What Is Wave Refraction?

When talking about ocean waves, wave refraction is when a wave bends or changes direction as it propagates (i.e., travels at a specific speed) over changing depths. This also happens when there's a shift in wavelength and speed. However, in the water, this usually means when the wave hits a different depth.

Imagine a wave that has traveled for thousands upon thousands of miles. Waves approach the shore from incredibly deep water and then arrive onto a much shallower ocean floor. When the waves reach this shallower basin, they slow down, and the part of the wave still in deep water will continue at the same speed. Basically, this means that waves hitting shallower water slow the wave down, while parts of the wave continue on in deeper water.

This is refraction, and the way a wave breaks can also be impacted by what's going on under the surface on the ocean floor. So every surf spot in the world has its own unique footprint.

Because of this, you are more likely to have refraction in ground swells than wind swells. This is because wind swell is formed by the wind blowing over the surface of the ocean, and doesn't have an impact on the ocean floor. Also, wind swells tend to have a much lower period than ground swells. Surfing, there's always more to it than you think.

What Is Concave and Convex Refraction?

Concave and convex are the different terms of refraction and describe two different ways waves can refract. Let's take concave as a start; imagine a wave heading towards some shallow reef, surrounded by deep water. It slows down as it hits the shallow water, and the water on either side of the wave continues to run at the same speed, effectively creating a bend in the wave. This focuses the energy toward the middle of the wave and results in steeper and more powerful waves to surf. Think of Teahupo'o or Pipeline; these are good examples of this science at play.

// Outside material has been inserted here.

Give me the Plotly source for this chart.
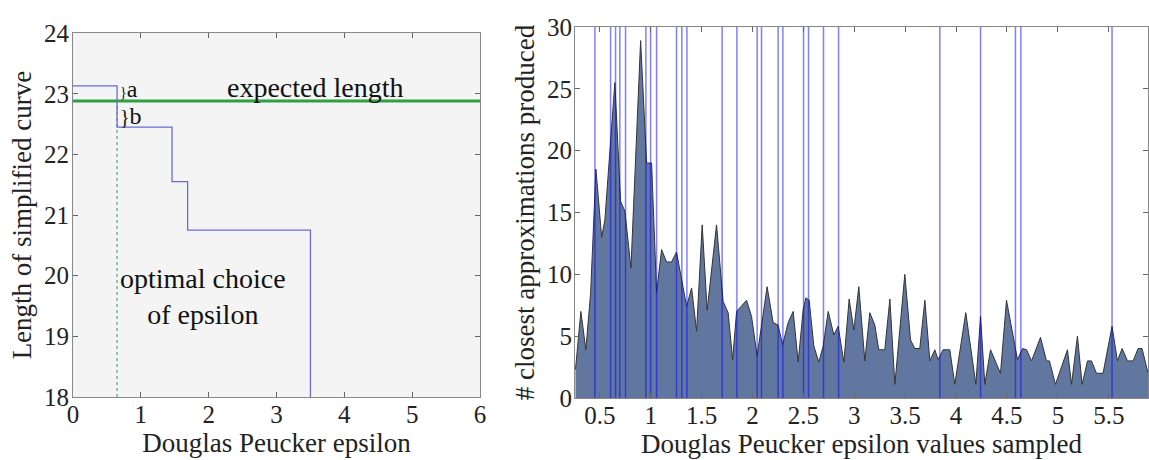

The other side of the refraction coin is convex refraction. Imagine a headland jutting out into the ocean, as the swell fires in, it hits this point and breaks—but could continue running into deep water to the side of the point. The energy focuses towards the shallower water at the headland—and what we know about shallow water is that it slows waves down. This happens while the side of the wave continues at the same speed across deeper water. This is also known as "defocusing the energy" and makes up the bulk of the mechanics of point breaks. They usually have less "power" than concave refraction but can run for a long, long way, given that the wave farthest from the point will continue to travel over deeper water. J-Bay, anyone? Skeleton Bay? There's actually a whole lot of other bits going on at Skeleton Bay than just this, but that's another story.

And while this accommodates some of the theory around pointbreaks and reefbreaks, you may be wondering—"So, what the heck is happening at beach breaks?" Well, the humble beaches have a combination of so many factors going on—but the clue here is in the name; beach breaks work over sand. And it's how these waves interact with the sand bottom that can produce hollow, heavy gold or straight-up closeouts.

It's why, when looking at your local forecast, you don't want to be at a beach break when the swell period is into the high teens. This means a solid ground swell is approaching and requires a good, solid bit of reef or point to chop the swell up. If it hits a sand bar, they might not be able to do as good a job of cutting through the swell as rock, and the wave breaks all at once—meaning you're looking at a giant closeout.

What's the Difference Between Refraction and Reflection?

Where refraction is the changing of waves as they pass from deep to shallow water, reflection is when the wave changes direction as the result of hitting a barrier, or when they bounce off something to create a different beast altogether. Imagine a wave bouncing off a seawall or harbor. This is when reflection is in play. The angle the wave hits any hard surface, the angle of approach and the angle it bounces away from the object all play a part in wave reflection—and can create some warped-looking mutants. Imagine some wedge-type waves; a lot of these are down to reflection being at its absolute chaotic best. The Wedge and Portugal's Molhe Leste are good examples of reflection at play.